╭─ Supplied entries

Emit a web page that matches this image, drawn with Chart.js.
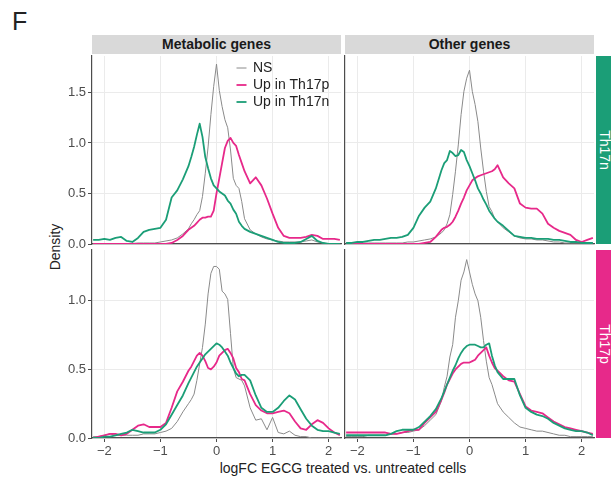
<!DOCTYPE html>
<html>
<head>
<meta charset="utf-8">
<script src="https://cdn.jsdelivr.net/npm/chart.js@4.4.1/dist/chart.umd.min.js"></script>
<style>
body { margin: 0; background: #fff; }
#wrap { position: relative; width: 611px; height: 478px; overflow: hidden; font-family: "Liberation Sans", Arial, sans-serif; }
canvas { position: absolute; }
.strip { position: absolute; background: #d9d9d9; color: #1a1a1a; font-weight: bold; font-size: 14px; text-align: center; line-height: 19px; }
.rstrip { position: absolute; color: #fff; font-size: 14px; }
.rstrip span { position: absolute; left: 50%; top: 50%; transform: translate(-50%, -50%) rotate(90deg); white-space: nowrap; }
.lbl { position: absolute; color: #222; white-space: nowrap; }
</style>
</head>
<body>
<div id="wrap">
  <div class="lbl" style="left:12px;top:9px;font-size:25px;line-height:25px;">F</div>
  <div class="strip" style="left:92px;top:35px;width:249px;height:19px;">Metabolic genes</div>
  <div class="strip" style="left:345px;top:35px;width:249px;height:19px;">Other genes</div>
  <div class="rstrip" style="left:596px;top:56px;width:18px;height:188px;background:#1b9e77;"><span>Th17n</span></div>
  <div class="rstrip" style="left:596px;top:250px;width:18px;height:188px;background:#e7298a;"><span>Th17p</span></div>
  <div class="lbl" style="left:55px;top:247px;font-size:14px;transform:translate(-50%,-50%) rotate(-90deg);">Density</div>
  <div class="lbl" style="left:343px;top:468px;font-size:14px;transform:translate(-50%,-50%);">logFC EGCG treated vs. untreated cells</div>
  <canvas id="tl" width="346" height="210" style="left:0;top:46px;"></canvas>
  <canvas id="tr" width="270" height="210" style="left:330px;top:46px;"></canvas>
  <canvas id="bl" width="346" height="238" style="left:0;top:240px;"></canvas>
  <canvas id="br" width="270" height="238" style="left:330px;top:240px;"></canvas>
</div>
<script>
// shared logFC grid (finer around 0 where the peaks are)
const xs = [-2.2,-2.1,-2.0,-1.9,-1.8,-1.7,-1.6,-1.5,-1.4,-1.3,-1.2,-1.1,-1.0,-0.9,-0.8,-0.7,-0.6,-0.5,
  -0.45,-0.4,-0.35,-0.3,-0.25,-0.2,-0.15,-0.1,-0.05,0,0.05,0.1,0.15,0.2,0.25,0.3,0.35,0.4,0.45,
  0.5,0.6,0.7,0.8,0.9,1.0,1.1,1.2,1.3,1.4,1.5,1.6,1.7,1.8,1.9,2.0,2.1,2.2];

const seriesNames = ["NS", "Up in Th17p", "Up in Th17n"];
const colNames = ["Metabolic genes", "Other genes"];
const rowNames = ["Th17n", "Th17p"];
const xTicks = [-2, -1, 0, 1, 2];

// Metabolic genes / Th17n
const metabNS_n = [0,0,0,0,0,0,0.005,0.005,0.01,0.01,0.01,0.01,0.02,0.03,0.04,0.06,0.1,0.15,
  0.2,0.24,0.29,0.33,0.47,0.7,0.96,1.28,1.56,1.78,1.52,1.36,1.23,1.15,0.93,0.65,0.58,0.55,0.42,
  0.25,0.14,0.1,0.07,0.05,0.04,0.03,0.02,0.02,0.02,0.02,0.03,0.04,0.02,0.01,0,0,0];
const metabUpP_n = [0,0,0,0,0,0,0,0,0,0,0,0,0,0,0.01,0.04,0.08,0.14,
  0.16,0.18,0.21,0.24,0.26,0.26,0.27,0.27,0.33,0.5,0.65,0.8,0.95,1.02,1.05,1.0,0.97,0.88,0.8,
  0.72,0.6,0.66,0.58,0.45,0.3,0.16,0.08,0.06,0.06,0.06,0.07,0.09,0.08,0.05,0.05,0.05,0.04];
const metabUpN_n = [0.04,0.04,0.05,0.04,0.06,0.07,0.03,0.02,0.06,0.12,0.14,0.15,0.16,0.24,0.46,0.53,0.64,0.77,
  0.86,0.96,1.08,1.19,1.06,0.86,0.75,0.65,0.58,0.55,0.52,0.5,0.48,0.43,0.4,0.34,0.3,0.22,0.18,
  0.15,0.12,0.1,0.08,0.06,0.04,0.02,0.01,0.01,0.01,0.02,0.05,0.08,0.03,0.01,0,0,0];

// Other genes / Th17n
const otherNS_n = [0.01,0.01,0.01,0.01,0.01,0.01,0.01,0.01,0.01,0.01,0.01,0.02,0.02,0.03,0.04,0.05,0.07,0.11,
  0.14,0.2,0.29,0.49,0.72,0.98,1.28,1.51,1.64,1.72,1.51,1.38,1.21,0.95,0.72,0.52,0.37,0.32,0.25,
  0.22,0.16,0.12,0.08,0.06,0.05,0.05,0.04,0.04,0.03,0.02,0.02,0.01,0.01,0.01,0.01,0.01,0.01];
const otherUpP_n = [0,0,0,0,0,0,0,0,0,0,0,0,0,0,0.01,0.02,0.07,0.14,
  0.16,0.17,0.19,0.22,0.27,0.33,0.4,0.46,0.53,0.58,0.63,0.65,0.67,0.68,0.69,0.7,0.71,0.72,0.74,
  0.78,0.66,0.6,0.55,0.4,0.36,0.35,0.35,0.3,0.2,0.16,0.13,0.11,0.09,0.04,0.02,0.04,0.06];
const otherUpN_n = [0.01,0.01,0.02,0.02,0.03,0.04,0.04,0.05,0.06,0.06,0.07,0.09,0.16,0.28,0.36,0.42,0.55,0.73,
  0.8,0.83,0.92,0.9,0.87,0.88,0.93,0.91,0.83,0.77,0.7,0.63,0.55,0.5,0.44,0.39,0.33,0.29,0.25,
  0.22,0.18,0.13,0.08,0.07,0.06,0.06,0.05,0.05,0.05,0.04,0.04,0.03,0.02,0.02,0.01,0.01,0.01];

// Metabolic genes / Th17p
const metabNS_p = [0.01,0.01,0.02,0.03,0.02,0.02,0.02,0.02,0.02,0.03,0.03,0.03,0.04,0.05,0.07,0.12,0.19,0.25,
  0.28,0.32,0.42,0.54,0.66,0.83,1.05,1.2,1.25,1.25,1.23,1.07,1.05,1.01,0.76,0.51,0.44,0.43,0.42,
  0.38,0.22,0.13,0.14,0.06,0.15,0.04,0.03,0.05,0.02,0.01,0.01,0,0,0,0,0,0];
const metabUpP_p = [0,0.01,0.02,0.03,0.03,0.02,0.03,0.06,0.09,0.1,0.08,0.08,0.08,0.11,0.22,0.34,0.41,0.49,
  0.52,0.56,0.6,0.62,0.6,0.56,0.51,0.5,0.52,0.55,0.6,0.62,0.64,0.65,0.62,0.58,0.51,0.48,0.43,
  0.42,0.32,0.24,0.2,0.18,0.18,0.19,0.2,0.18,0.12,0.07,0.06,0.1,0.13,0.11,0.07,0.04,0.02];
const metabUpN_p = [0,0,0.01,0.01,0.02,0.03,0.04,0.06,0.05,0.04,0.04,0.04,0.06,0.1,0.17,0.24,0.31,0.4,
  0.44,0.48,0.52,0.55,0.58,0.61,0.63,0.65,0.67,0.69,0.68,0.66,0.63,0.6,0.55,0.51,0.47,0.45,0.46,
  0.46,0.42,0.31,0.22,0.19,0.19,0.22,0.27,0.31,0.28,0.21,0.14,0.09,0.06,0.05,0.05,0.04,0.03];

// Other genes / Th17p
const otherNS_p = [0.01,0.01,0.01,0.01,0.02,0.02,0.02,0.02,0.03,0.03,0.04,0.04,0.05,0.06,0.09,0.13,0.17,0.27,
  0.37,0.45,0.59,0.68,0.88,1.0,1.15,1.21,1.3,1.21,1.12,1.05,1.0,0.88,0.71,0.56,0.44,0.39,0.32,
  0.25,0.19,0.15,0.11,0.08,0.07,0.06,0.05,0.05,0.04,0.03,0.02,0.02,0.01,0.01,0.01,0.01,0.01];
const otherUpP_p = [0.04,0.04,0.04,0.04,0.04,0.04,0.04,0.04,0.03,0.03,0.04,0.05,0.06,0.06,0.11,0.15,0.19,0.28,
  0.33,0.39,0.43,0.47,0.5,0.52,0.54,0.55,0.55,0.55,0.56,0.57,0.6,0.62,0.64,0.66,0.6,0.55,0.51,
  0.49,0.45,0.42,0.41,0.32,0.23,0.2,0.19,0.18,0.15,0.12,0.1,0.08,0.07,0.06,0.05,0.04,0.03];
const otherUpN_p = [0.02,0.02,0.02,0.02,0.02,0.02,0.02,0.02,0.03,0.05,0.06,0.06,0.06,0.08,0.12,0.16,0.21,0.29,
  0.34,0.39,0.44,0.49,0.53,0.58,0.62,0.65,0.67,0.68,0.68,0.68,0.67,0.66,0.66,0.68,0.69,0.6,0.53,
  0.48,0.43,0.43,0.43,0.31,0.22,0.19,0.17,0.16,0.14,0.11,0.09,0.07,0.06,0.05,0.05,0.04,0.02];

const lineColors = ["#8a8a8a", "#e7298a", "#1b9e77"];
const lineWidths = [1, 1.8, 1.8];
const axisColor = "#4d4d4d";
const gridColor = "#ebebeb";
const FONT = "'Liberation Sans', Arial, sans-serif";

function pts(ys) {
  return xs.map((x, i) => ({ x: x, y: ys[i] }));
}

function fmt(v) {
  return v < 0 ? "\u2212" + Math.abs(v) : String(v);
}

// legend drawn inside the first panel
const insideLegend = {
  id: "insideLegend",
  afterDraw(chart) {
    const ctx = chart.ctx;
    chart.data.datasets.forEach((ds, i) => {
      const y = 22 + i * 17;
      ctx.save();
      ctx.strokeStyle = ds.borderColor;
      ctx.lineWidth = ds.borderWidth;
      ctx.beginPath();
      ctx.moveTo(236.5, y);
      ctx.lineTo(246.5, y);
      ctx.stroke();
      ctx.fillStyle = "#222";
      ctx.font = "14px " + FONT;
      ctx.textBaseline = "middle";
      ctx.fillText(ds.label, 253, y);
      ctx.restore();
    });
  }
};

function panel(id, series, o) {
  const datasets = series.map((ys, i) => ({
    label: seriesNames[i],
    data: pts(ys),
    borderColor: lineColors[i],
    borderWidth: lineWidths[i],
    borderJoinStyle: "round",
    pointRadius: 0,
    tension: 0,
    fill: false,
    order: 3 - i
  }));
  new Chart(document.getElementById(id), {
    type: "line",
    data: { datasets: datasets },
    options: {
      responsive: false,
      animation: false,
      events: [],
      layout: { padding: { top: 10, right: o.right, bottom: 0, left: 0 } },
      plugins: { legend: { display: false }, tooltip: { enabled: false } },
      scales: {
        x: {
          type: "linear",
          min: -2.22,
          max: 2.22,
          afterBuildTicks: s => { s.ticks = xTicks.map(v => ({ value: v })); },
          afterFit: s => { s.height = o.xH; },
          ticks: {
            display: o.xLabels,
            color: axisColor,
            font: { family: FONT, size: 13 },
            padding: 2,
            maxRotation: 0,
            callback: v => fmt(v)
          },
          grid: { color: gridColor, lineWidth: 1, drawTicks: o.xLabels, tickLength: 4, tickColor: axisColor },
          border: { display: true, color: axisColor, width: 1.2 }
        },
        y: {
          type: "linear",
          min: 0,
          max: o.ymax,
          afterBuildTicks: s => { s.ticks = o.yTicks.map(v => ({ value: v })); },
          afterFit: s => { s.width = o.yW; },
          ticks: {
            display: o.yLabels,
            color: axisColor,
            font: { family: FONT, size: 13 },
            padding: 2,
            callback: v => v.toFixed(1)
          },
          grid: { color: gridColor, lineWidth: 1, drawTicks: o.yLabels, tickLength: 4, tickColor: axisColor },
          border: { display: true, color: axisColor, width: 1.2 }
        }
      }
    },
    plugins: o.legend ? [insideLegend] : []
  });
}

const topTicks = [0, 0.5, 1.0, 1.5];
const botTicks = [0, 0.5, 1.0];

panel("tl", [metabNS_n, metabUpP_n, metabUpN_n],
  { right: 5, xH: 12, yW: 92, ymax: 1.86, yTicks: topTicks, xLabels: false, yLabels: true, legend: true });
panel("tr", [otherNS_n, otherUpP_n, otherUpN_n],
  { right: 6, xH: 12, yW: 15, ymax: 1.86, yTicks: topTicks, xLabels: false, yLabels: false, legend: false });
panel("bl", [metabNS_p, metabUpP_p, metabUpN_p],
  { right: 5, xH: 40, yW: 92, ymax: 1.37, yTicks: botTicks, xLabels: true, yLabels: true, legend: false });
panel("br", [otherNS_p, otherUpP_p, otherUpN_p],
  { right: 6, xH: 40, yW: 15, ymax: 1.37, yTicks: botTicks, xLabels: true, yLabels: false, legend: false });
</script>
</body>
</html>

╰─
╭─ Supplied entries

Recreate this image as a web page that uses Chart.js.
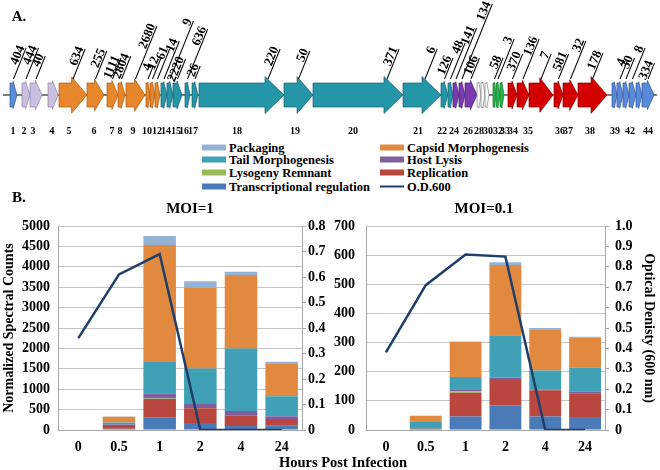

╰─

From the listing above, return each line with the word "image".

> **Solution to the problem**:
Emit a web page that matches this image, drawn with Chart.js.
Recreate this image as a web page that uses Chart.js.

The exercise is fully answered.